Data for processing:

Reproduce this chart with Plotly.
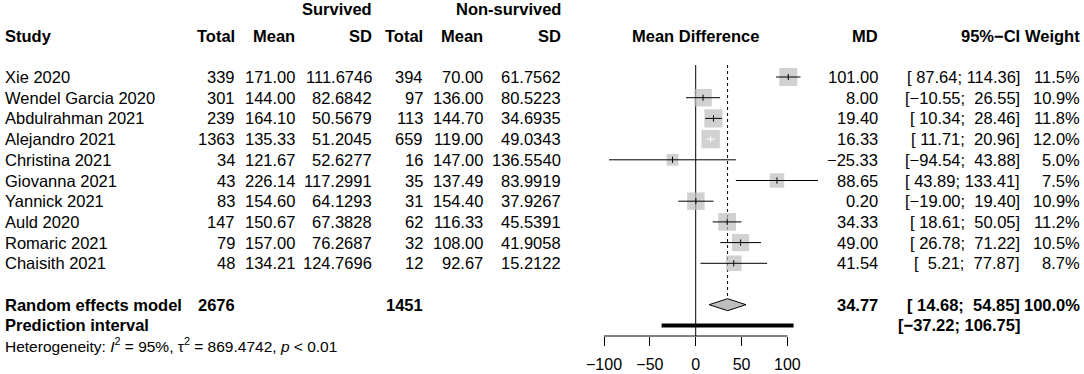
import math
import plotly.graph_objects as go

# ---------------- data ----------------
studies = ["Xie 2020", "Wendel Garcia 2020", "Abdulrahman 2021", "Alejandro 2021",
           "Christina 2021", "Giovanna 2021", "Yannick 2021", "Auld 2020",
           "Romaric 2021", "Chaisith 2021"]
surv_total = [339, 301, 239, 1363, 34, 43, 83, 147, 79, 48]
surv_mean = [171.00, 144.00, 164.10, 135.33, 121.67, 226.14, 154.60, 150.67, 157.00, 134.21]
surv_sd = [111.6746, 82.6842, 50.5679, 51.2045, 52.6277, 117.2991, 64.1293, 67.3828, 76.2687, 124.7696]
non_total = [394, 97, 113, 659, 16, 35, 31, 62, 32, 12]
non_mean = [70.00, 136.00, 144.70, 119.00, 147.00, 137.49, 154.40, 116.33, 108.00, 92.67]
non_sd = [61.7562, 80.5223, 34.6935, 49.0343, 136.5540, 83.9919, 37.9267, 45.5391, 41.9058, 15.2122]
md = [101.00, 8.00, 19.40, 16.33, -25.33, 88.65, 0.20, 34.33, 49.00, 41.54]
ci_low = [87.64, -10.55, 10.34, 11.71, -94.54, 43.89, -19.00, 18.61, 26.78, 5.21]
ci_high = [114.36, 26.55, 28.46, 20.96, 43.88, 133.41, 19.40, 50.05, 71.22, 77.87]
weight = [11.5, 10.9, 11.8, 12.0, 5.0, 7.5, 10.9, 11.2, 10.5, 8.7]

re_label = "Random effects model"
re_total_surv = 2676
re_total_non = 1451
re_md = 34.77
re_low = 14.68
re_high = 54.85
re_weight = 100.0

pi_label = "Prediction interval"
pi_low = -37.22
pi_high = 106.75

het_i2 = "95%"
het_tau2 = "869.4742"
het_p = "0.01"

tick_vals = [-100, -50, 0, 50, 100]
tick_text = ["\u2212100", "\u221250", "0", "50", "100"]

# ---------------- layout constants ----------------
W, H = 1084, 374
FONT = "Liberation Sans, Arial, Helvetica, sans-serif"
FS = 16.5
FS_SMALL = 15.5
FS_TICK = 16
NB = "\u00a0"
MINUS = "\u2212"

px_zero = 695.7          # pixel of value 0
px_per_unit = 0.9167     # pixels per unit
row_h = 20.7
y0px = 77.0              # pixel of first study row
axis_px = 336.0          # pixel of the x axis line

x_lo = (0 - px_zero) / px_per_unit
x_hi = (W - px_zero) / px_per_unit
y_top = -y0px / row_h
y_bot = (axis_px - y0px) / row_h

n = len(studies)
rows = list(range(n))
row_re = n + 1
row_pi = n + 2
row_het = n + 2.95
row_head = -2
row_group = -3.3


def ypaper(t):
    return (H - (y0px + row_h * t)) / H


def xp(px):
    return px / W


def fnum(v, d=2):
    return f"{v:.{d}f}".replace("-", MINUS)


def fci(lo, hi):
    a = f"{lo:.2f}".rjust(6).replace(" ", NB).replace("-", MINUS)
    b = f"{hi:.2f}".rjust(6).replace(" ", NB).replace("-", MINUS)
    return "[" + a + ";" + NB + b + "]"


# column right edges (pixels)
col = dict(study=4, t1=236, m1=296, s1=373, t2=424, m2=484, s2=562,
           md=879, ci=1021, w=1081)

fig = go.Figure()

# reference lines
fig.add_trace(go.Scatter(x=[0, 0], y=[-0.58, y_bot], mode="lines",
                         line=dict(color="black", width=1), hoverinfo="skip"))
fig.add_trace(go.Scatter(x=[re_md, re_md], y=[-0.58, row_re - 0.29], mode="lines",
                         line=dict(color="black", width=1, dash="dot"), hoverinfo="skip"))

# squares
sizes = [5.3 * math.sqrt(w) for w in weight]
fig.add_trace(go.Scatter(x=md, y=rows, mode="markers",
                         marker=dict(symbol="square", size=sizes, color="#bebebe",
                                     line=dict(width=0)),
                         hoverinfo="skip"))

# CI lines + estimate ticks
bx, by, wx, wy = [], [], [], []
for i in range(n):
    inside = (ci_high[i] - ci_low[i]) * px_per_unit < 0.8 * sizes[i]
    xs = [ci_low[i], ci_high[i], None, md[i], md[i], None]
    ys = [i, i, None, i - 0.15, i + 0.15, None]
    if inside:
        wx += xs; wy += ys
    else:
        bx += xs; by += ys
fig.add_trace(go.Scatter(x=bx, y=by, mode="lines", line=dict(color="black", width=1),
                         hoverinfo="skip"))
fig.add_trace(go.Scatter(x=wx, y=wy, mode="lines", line=dict(color="white", width=1),
                         hoverinfo="skip"))

# diamond
fig.add_trace(go.Scatter(x=[re_low, re_md, re_high, re_md, re_low],
                         y=[row_re, row_re - 0.29, row_re, row_re + 0.29, row_re],
                         mode="lines", fill="toself", fillcolor="#bebebe",
                         line=dict(color="black", width=1), hoverinfo="skip"))

# prediction interval
fig.add_trace(go.Scatter(x=[pi_low, pi_high], y=[row_pi, row_pi], mode="lines",
                         line=dict(color="black", width=4), hoverinfo="skip"))

ann = []


def txt(px, t, s, anchor="right", bold=False, size=FS, xref="paper"):
    if bold:
        s = "<b>" + s + "</b>"
    ann.append(dict(x=xp(px) if xref == "paper" else px, y=ypaper(t), xref=xref, yref="paper",
                    text=s, showarrow=False, xanchor=anchor, yanchor="middle",
                    borderpad=0, font=dict(family=FONT, size=size, color="black")))


# group headers
txt(col["s1"], row_group, "Survived", bold=True)
txt(col["s2"], row_group, "Non-survived", bold=True)
# column headers
txt(col["study"], row_head, "Study", anchor="left", bold=True)
txt(col["t1"], row_head, "Total", bold=True)
txt(col["m1"], row_head, "Mean", bold=True)
txt(col["s1"], row_head, "SD", bold=True)
txt(col["t2"], row_head, "Total", bold=True)
txt(col["m2"], row_head, "Mean", bold=True)
txt(col["s2"], row_head, "SD", bold=True)
txt((tick_vals[0] + tick_vals[-1]) / 2, row_head, "Mean Difference", anchor="center",
    bold=True, xref="x")
txt(col["md"], row_head, "MD", bold=True)
txt(col["ci"], row_head, "95%" + MINUS + "CI", bold=True)
txt(col["w"], row_head, "Weight", bold=True)

for i in range(n):
    txt(col["study"], i, studies[i], anchor="left")
    txt(col["t1"], i, str(surv_total[i]))
    txt(col["m1"], i, fnum(surv_mean[i]))
    txt(col["s1"], i, fnum(surv_sd[i], 4))
    txt(col["t2"], i, str(non_total[i]))
    txt(col["m2"], i, fnum(non_mean[i]))
    txt(col["s2"], i, fnum(non_sd[i], 4))
    txt(col["md"], i, fnum(md[i]))
    txt(col["ci"], i, fci(ci_low[i], ci_high[i]))
    txt(col["w"], i, f"{weight[i]:.1f}%")

txt(col["study"], row_re, re_label, anchor="left", bold=True)
txt(col["t1"], row_re, str(re_total_surv), bold=True)
txt(col["t2"], row_re, str(re_total_non), bold=True)
txt(col["md"], row_re, fnum(re_md), bold=True)
txt(col["ci"], row_re, fci(re_low, re_high), bold=True)
txt(col["w"], row_re, f"{re_weight:.1f}%", bold=True)

txt(col["study"], row_pi, pi_label, anchor="left", bold=True)
txt(col["ci"], row_pi, fci(pi_low, pi_high), bold=True)

txt(col["study"], row_het,
    "Heterogeneity: <i>I</i><sup>2</sup> = " + het_i2 + ", \u03c4<sup>2</sup> = " + het_tau2
    + ", <i>p</i> &lt; " + het_p, anchor="left", size=FS_SMALL)

fig.update_layout(
    width=W, height=H,
    margin=dict(l=0, r=0, t=0, b=0),
    paper_bgcolor="white", plot_bgcolor="white",
    showlegend=False,
    annotations=ann,
    shapes=[dict(type="line", xref="x", yref="paper", x0=tick_vals[0], x1=tick_vals[-1],
                 y0=(H - axis_px) / H, y1=(H - axis_px) / H,
                 line=dict(color="black", width=1))],
    xaxis=dict(domain=[0, 1], range=[x_lo, x_hi], tickvals=tick_vals, ticktext=tick_text,
               ticks="outside", ticklen=9, tickwidth=1, tickcolor="black",
               showline=False, showgrid=False, zeroline=False, fixedrange=True,
               ticklabelstandoff=5,
               tickfont=dict(family=FONT, size=FS_TICK, color="black")),
    yaxis=dict(domain=[(H - axis_px) / H, 1], range=[y_bot, y_top], visible=False,
               showgrid=False, zeroline=False, fixedrange=True),
)

fig.write_html("out.html", config={"displayModeBar": False},
               post_script="document.body.style.margin='0';document.body.style.overflow='hidden';")
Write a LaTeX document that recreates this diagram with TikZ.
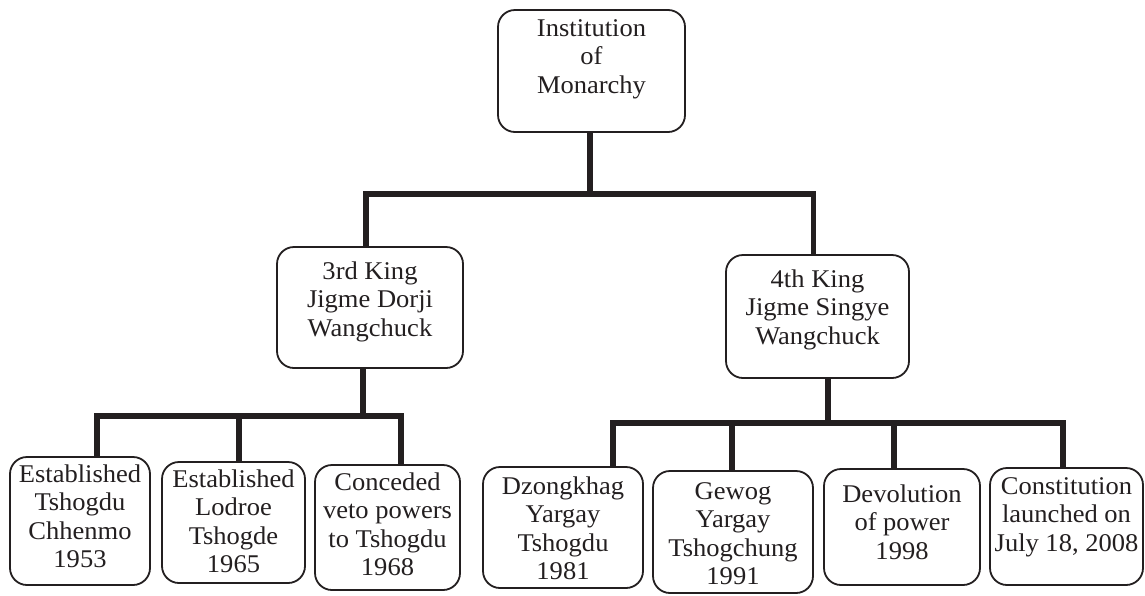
\documentclass[tikz,border=0pt]{standalone}
\usepackage{fontspec}
\setmainfont{Liberation Serif}[FakeStretch=1.04]
\begin{document}
\begin{tikzpicture}[x=1pt, y=-1pt,
  box/.style={draw=ink, line width=1.8pt, rounded corners=17pt, inner sep=0pt},
  txt/.style={align=center, inner sep=0pt, anchor=north, text=ink,
    font=\fontsize{25.5}{28.5}\selectfont},
  link/.style={draw=ink, line width=5.5pt}]
\definecolor{ink}{RGB}{35,31,32}
\fill[white] (0,0) rectangle (1145,595);
\useasboundingbox (0,0) rectangle (1145,595);

% boxes
\node[box, minimum width=187pt, minimum height=122pt] (top) at (591.5,71) {};
\node[box, minimum width=186pt, minimum height=121pt] (k3) at (370,307.5) {};
\node[box, minimum width=183pt, minimum height=123pt] (k4) at (817.5,316.5) {};
\node[box, minimum width=140pt, minimum height=128pt] (b1) at (80,521) {};
\node[box, minimum width=143pt, minimum height=121pt] (b2) at (233.5,522.5) {};
\node[box, minimum width=145pt, minimum height=125pt] (b3) at (387.5,527.5) {};
\node[box, minimum width=160pt, minimum height=121pt] (b4) at (563,527.5) {};
\node[box, minimum width=160pt, minimum height=122pt] (b5) at (733,532) {};
\node[box, minimum width=156pt, minimum height=116pt] (b6) at (902,527) {};
\node[box, minimum width=153pt, minimum height=117pt] (b7) at (1066.5,526.5) {};

% texts
\node[txt] (top-t) at ([yshift=-10pt]top.north) {Institution\\of\\Monarchy};
\node[txt] (k3-t) at ([yshift=-15pt]k3.north) {3rd King\\Jigme Dorji\\Wangchuck};
\node[txt] (k4-t) at ([yshift=-15pt]k4.north) {4th King\\Jigme Singye\\Wangchuck};
\node[txt] (b1-t) at ([yshift=-8pt]b1.north) {Established\\Tshogdu\\Chhenmo\\1953};
\node[txt] (b2-t) at ([yshift=-8pt]b2.north) {Established\\Lodroe\\Tshogde\\1965};
\node[txt] (b3-t) at ([yshift=-8pt]b3.north) {Conceded\\veto powers\\to Tshogdu\\1968};
\node[txt] (b4-t) at ([yshift=-10pt]b4.north) {Dzongkhag\\Yargay\\Tshogdu\\1981};
\node[txt] (b5-t) at ([yshift=-12pt]b5.north) {Gewog\\Yargay\\Tshogchung\\1991};
\node[txt] (b6-t) at ([yshift=-16pt]b6.north) {Devolution\\of power\\1998};
\node[txt] (b7-t) at ([yshift=-10pt]b7.north) {Constitution\\launched on\\July 18, 2008};

% bus lines
\coordinate (busA) at (0,194);
\coordinate (busL) at (0,416);
\coordinate (busR) at (0,423);

% connectors: monarchy to kings
\draw[link] ([xshift=-1.5pt]top.south) -- ([xshift=-1.5pt]top.south |- busA);
\draw[link] ([xshift=-4pt]k3.north) |- ([xshift=-4pt]k4.north |- busA) -- ([xshift=-4pt]k4.north);

% connectors: 3rd King
\draw[link] ([xshift=-7pt]k3.south) -- ([xshift=-7pt]k3.south |- busL);
\draw[link] ([xshift=17pt]b1.north) |- ([xshift=13.5pt]b3.north |- busL) -- ([xshift=13.5pt]b3.north);
\draw[link] ([xshift=5.5pt]b2.north) -- ([xshift=5.5pt]b2.north |- busL);

% connectors: 4th King
\draw[link] ([xshift=10.5pt]k4.south) -- ([xshift=10.5pt]k4.south |- busR);
\draw[link] ([xshift=50pt]b4.north) |- ([xshift=-3.5pt]b7.north |- busR) -- ([xshift=-3.5pt]b7.north);
\draw[link] ([xshift=-1pt]b5.north) -- ([xshift=-1pt]b5.north |- busR);
\draw[link] ([xshift=-8pt]b6.north) -- ([xshift=-8pt]b6.north |- busR);
\end{tikzpicture}
\end{document}
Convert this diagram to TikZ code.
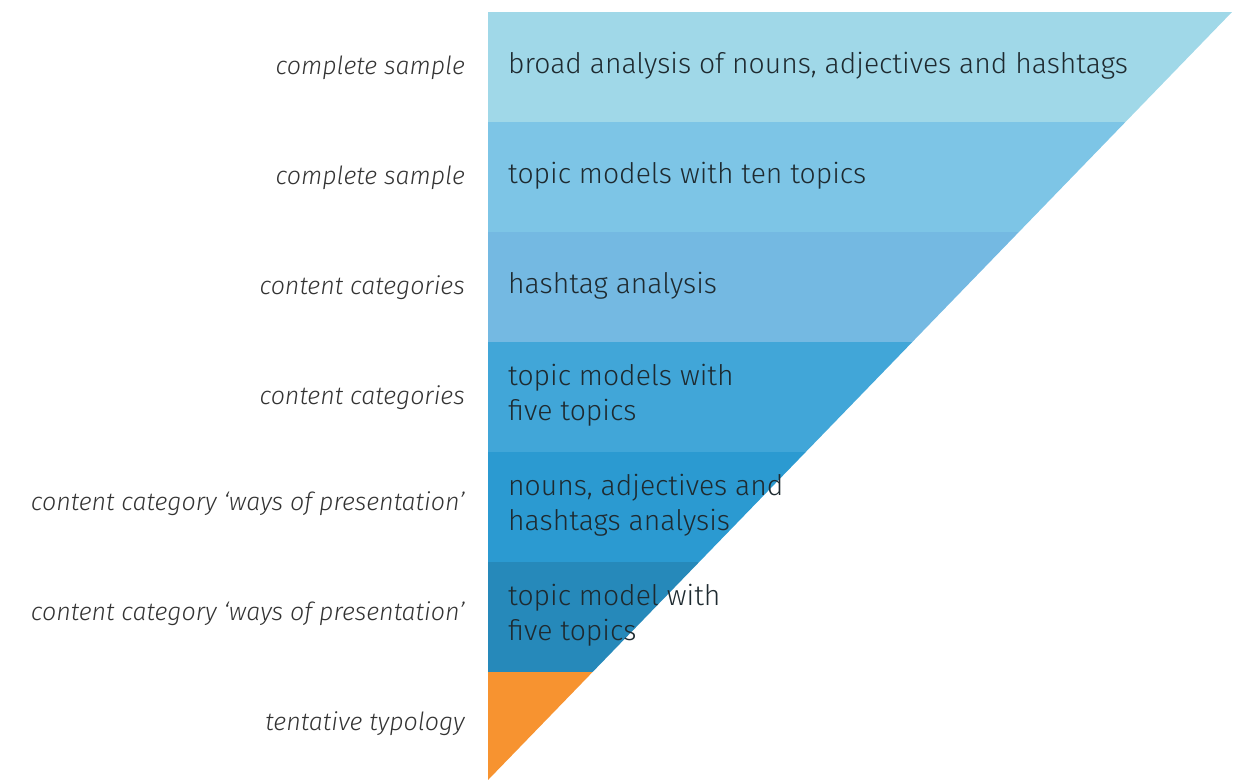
\documentclass[tikz,border=0pt]{standalone}
\usepackage{fontspec}
\setmainfont{Fira Sans}[UprightFont=* Light, ItalicFont=* Light Italic]
\definecolor{cA}{HTML}{A0D8E8}
\definecolor{cB}{HTML}{7DC5E6}
\definecolor{cC}{HTML}{74B9E2}
\definecolor{cD}{HTML}{41A6D8}
\definecolor{cE}{HTML}{2B9AD1}
\definecolor{cF}{HTML}{2689BA}
\definecolor{cG}{HTML}{F79330}
\definecolor{txt}{HTML}{1E2A30}
\definecolor{lab}{HTML}{333333}
\tikzset{
  bandtext/.style={anchor=west, align=left, text=txt, font=\fontsize{28.3}{35}\selectfont, inner sep=0pt},
  sidelabel/.style={anchor=east, text=lab, font=\itshape\fontsize{25}{28}\selectfont, inner sep=0pt}
}
\begin{document}
\begin{tikzpicture}[x=1pt,y=-1pt]
\useasboundingbox (0,0) rectangle (1239,780);
\begin{scope}
  \clip (488,12) -- (1232,12) -- (488,780) -- cycle;
  \fill[cA] (488,12) rectangle (1239,122);
  \fill[cB] (488,122) rectangle (1239,232);
  \fill[cC] (488,232) rectangle (1239,342);
  \fill[cD] (488,342) rectangle (1239,452);
  \fill[cE] (488,452) rectangle (1239,562);
  \fill[cF] (488,562) rectangle (1239,672);
  \fill[cG] (488,672) rectangle (1239,780);
\end{scope}
\node[bandtext] (t1) at (508,66) {broad analysis of nouns, adjectives and hashtags};
\node[bandtext] (t2) at (508,176) {topic models with ten topics};
\node[bandtext] (t3) at (508,286) {hashtag analysis};
\node[bandtext] (t4) at (508,395) {topic models with\\five topics};
\node[bandtext] (t5) at (508,505) {nouns, adjectives and\\hashtags analysis};
\node[bandtext] (t6) at (508,615) {topic model with\\five topics};
\node[sidelabel] (l1) at (465,68) {complete sample};
\node[sidelabel] (l2) at (465,178) {complete sample};
\node[sidelabel] (l3) at (465,288) {content categories};
\node[sidelabel] (l4) at (465,398) {content categories};
\node[sidelabel] (l5) at (465,504) {content category ‘ways of presentation’};
\node[sidelabel] (l6) at (465,614) {content category ‘ways of presentation’};
\node[sidelabel] (l7) at (465,724) {tentative typology};
\end{tikzpicture}
\end{document}
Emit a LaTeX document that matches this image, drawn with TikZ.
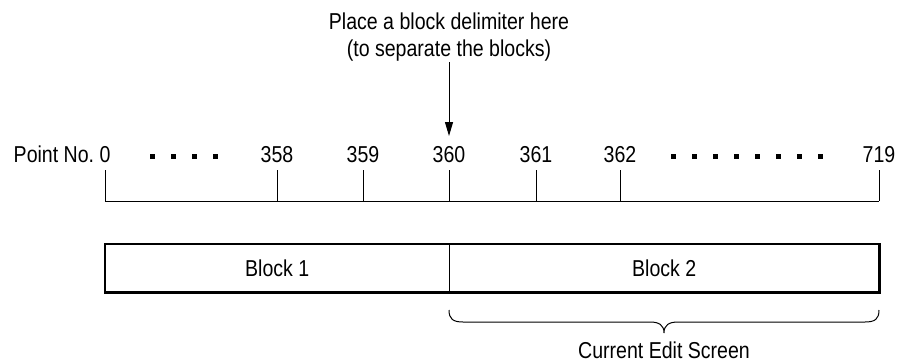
\documentclass[tikz,border=0pt]{standalone}
\usepackage{fontspec}
\setmainfont{Liberation Sans}[FakeStretch=0.85]
\usetikzlibrary{arrows.meta}
\begin{document}
\begin{tikzpicture}[x=1pt,y=-1pt,
  lbl/.style={font=\fontsize{23}{28}\selectfont, inner sep=0pt, anchor=base},
  tick/.style={line width=1pt},
  dotsq/.style={fill=black, minimum size=5pt, inner sep=0pt, draw=none, rectangle},
  boxline/.style={line width=2.4pt},
  thin/.style={line width=1pt}]
\useasboundingbox (0,0) rectangle (904,362);
% point labels
\node[lbl] (p0) at (105,162) {0};
\node[lbl, anchor=base east] (pn) at ([xshift=-5pt]p0.base west) {Point No.};
\node[lbl] (p358) at (277,162) {358};
\node[lbl] (p359) at (363,162) {359};
\node[lbl] (p360) at (449,162) {360};
\node[lbl] (p361) at (536,162) {361};
\node[lbl] (p362) at (620,162) {362};
\node[lbl] (p719) at (879,162) {719};
% dots
\foreach \x in {152.5,173.5,194,215}{\node[dotsq] at (\x,156) {};}
\foreach \x in {673,694,715,736,757,778,799,820}{\node[dotsq] at (\x,156) {};}
% axis
\coordinate (a0) at (105,201);
\coordinate (a719) at (879,201);
\draw[tick] (a0) -- (a719);
\foreach \x in {105,277,363,449,536,620,879}{\draw[tick] (\x,170) -- (\x,201);}
% top text and arrow
\node[lbl] (top1) at (449,29) {Place a block delimiter here};
\node[lbl] (top2) at (449,56) {(to separate the blocks)};
\coordinate (arrtip) at (449,136);
\draw[thin, -{Triangle[width=8pt,length=14pt]}] (449,62) -- (arrtip);
% blocks
\node[minimum width=344pt, minimum height=48pt, inner sep=0pt, anchor=north west] (b1) at (105,244) {};
\node[minimum width=430pt, minimum height=48pt, inner sep=0pt, anchor=north west] (b2) at (449,244) {};
\draw[boxline] (b1.north west) rectangle (b2.south east);
\draw[thin] (b1.north east) -- (b1.south east);
\node[lbl, anchor=center] at (b1.center) {Block 1};
\node[lbl, anchor=center] at (b2.center) {Block 2};
% brace
\coordinate (bl) at (449,310);
\coordinate (br) at (879,310);
\coordinate (bt) at (664,333);
\draw[thin] (bl) .. controls (449,319) and (453,322) .. (463,322) -- (650,322)
  .. controls (659,322) and (664,325) .. (bt)
  .. controls (664,325) and (669,322) .. (678,322) -- (865,322)
  .. controls (875,322) and (879,319) .. (br);
\node[lbl] (ces) at (664,358) {Current Edit Screen};
\end{tikzpicture}
\end{document}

Given request: Every line from the top of the material above through the line with "import plotly.graph_objects as go" should be duplicated exactly, please; leave out the pictures.

Output of the task:
Reproduce this chart with Plotly.
import math
import plotly.graph_objects as go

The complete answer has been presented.